Hand...............Number..................Odds
High Card:.........1,302,540...............1:2.00
One Pair:..........1,098,240...............1:2.37
Two Pair:............123,552...............1:21.0
Three of a Kind:......54,912...............1:47.3
Straight:.............10,200...............1:255
Flush:.................5,108...............1:509
Full House:............3,744...............1:694
Four of a Kind:..........624...............1:4,165
Straight Flush:...........36...............1:72,193
Royal Flush:...............4...............1:649,740




Improvised Poker Hands

Hand...............Number..................Odds
One Pair:..........1,098,240...............1:2.37
High Card:...........919,440...............1:2.83
Four Suit:...........306,480...............1:8.48
Two Pair:............123,552...............1:21.0
Color Flush:..........76,620...............1:33.9
Three of a Kind:......54,912...............1:47.3
Straight:.............10,200...............1:255
Flush:.................5,108...............1:509
Full House:............3,744...............1:694
Four of a Kind:..........624...............1:4,165
Straight Flush:...........36...............1:72,193
Royal Flush:...............4...............1:649,740

Some discussion on the “Improvised” hands:

The two new hands must not contain any other kind of hand. E.g. a “Color Flush” that has a pair in it is “One Pair.” Yes, I know that it ranks the hand lower. Thems is the breaks, kid. Also, if you’ll notice, “High Card” (meaning no pair, no flush, etc.) is now harder to get than a “One Pair.” So “One Pair” officially sucks.

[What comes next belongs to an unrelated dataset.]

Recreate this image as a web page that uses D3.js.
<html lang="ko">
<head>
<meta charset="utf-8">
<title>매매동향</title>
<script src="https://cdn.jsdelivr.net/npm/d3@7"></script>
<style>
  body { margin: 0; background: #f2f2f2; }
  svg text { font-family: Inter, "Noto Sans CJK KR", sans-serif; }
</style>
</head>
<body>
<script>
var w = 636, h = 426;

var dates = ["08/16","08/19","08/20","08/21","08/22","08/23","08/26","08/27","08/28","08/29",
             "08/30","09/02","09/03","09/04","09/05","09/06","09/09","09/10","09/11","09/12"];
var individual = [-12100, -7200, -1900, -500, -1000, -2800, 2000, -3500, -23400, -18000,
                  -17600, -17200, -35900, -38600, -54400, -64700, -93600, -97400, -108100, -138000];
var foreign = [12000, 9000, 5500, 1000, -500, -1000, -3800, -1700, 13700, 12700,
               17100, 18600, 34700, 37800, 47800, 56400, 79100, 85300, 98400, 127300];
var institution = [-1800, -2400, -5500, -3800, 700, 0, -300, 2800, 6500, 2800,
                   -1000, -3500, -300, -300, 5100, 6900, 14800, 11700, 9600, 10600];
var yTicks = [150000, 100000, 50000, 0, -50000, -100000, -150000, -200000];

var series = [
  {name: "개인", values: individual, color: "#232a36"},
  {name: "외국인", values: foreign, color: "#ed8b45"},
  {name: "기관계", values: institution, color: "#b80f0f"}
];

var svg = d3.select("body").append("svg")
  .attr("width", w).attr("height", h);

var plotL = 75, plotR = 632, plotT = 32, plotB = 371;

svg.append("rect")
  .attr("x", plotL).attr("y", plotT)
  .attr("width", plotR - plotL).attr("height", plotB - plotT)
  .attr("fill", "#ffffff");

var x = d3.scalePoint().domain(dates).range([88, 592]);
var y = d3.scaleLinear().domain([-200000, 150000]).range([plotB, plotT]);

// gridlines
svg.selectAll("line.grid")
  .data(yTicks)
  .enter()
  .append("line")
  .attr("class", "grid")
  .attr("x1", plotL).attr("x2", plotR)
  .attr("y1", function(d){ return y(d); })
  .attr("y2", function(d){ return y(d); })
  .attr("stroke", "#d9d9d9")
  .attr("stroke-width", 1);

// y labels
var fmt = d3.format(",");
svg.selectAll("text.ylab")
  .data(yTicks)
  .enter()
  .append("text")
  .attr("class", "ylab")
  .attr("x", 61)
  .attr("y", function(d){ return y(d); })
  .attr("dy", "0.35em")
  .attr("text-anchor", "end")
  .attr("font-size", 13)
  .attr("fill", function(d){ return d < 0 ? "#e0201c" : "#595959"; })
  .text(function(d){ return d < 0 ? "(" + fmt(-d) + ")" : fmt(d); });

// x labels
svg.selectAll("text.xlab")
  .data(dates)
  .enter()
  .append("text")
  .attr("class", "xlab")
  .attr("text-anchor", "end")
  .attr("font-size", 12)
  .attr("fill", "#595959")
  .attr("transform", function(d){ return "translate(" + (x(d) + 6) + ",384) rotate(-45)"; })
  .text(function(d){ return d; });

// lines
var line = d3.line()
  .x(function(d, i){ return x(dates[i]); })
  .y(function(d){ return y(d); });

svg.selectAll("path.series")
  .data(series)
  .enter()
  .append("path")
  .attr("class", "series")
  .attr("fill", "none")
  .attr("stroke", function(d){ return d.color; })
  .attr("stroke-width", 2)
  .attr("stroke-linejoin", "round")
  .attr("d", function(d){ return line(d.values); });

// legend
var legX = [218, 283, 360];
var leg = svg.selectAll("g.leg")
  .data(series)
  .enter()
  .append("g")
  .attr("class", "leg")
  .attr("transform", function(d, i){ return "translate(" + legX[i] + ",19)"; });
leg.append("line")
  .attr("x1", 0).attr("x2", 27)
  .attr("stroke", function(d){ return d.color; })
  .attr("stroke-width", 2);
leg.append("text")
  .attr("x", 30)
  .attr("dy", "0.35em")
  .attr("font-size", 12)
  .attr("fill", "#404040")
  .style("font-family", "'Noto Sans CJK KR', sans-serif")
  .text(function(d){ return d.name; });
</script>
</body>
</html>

As you can see, this now really mucks up the order of ranking. If you really want to add in a new hand, I would suggest adding in only the “Color Flush.” Given my definitions, this should combine the “Four Suit” back into the “High Card.” This would make the chances of getting only a high card smaller than that of getting only one pair.

If, as Mathochist is suggesting, we redefine “Color Flush” to include the possiblity of containing, for instance, a pair or two pair, it would only take an additional ~50,000 hands to drop its ranking below “Two Pair.” Perhaps, if someone gets ambitious, they could run my code to see how many “One Pair” hands are also a color flush. Then they could recalculate the odds and rankings.

33

What casinos? In every card room I’ve played at, the rule is ‘Cards Speak’.

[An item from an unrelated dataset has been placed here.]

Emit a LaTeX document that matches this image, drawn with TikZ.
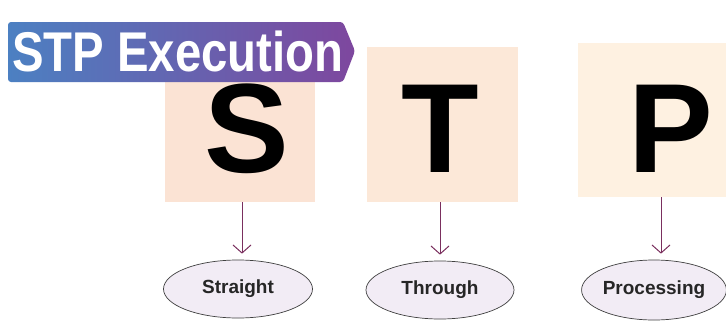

Now if it was done a some sort of angle shooting, I could see the floor being called for a decision, but the usual rule is best hand wins.

34

Ok, I ran some code to determine the number of previously defined “One Pair” hands that also qualify for “Color Flush.” If “Four Suit” was combined with High Card, and “Color Flush” could contain one pair, the first couple of categories would look like this:


Improvised Poker Hands 
Hand...............Number..................Odds 
High Card:.........1,225,920...............1:2.12 
One Pair:..........1,098,240...............1:2.47 
Two Pair:............123,552...............1:21.0 
Color Flush:.........122,380...............1:21.2
Three of a Kind:......54,912...............1:47.3 
<snip>

…but I didn’t check to see how many “Two Pair” also qualify as a “Color Flush.” If more than 1,172 do, then that means that a “Color Flush” is lower than “Two Pair.” Which would mean that you can’t count a Two Pair/Color Flush as a Color Flush. Which would mean that a Color Flush is more rare than a Two Pair, but then that means…

…so it’s a useless hand. I will run the code one more time to figure out haw many TP/CF combinations there are. I have a hunch that we will have to eliminate this combination. So, sorry, HeyHomie.

35

Last post (unless someone asks a question).

There are 3,432 combinations of cards that qualifiy as both a “Color Flush” and a “Two Pair” (if the former is not exclusively defined). Thus, unless one uses totally exclusive definitions for “Color Flush” (i.e. it cannot also qualify for One Pair or Two Pair), you will not be able to place it in the rankings. If you allow a Color Flush to contain one pair, but not two, it is more rare than a Two Pair. But, if you allow a Color Flush to have either a pair or two pair, it is more common than a Two Pair. (In which case, all CF/TP combinations would be counted as a Two Pair, making CF harder to get than a TP. Which means that all TP/CF would be counted as a CF…)

In short, there is statistical reason why there is no such hand as a “Color Flush.”

36

bah, sorry, I just reread my posts. In post 34, the number of One Pair hands (that are not also a Color Flush) should read as 1,052,480. The odds are right.

37

You’re horribly confused here. Whether a TP/CF hand counts as a two-pair or a color flush depends only on which is more likely. You shouldn’t be making any assumptions about which is more desirable in order to do the calculation.

38

You’re horribly confused here. Whether a TP/CF hand counts as a two-pair or a color flush depends only on which is more likely. You shouldn’t be making any assumptions about which is more desirable in order to do the calculation.

39

Given that the rankings of the hands are based on their respective probabilities, The CF hand is meaningless, if not forced to be exclusive of all other hands. (I.e. by forcing some combination to the lower ranking.)

If a CF hand is defined as exclusive to all other hands (i.e. PR/CF = PR and TP/CF = TP), it would be ranked above TP.

If a CF is defined as exclusive to TP, but inclusive to one pair (i.e PR/CF = CF and TP/CF = TP), it still ranks above TP, but only just barely.

If a CF is defined as inclusive to both one and two pair (i.e PR/CF = CF and TP/CF = CF), it is ranked below TP. However, in that case, TP/CF is forced to be ranked lower than its higher possible ranking (of TP).

To recap, because CF can include too many other hands, unless it is artificially forced to be exclusive (or some other hand(s) is(are) forced), there will be conflicts in the ranking structure. (In that a hand will be artificially lowered in the ranking scheme.)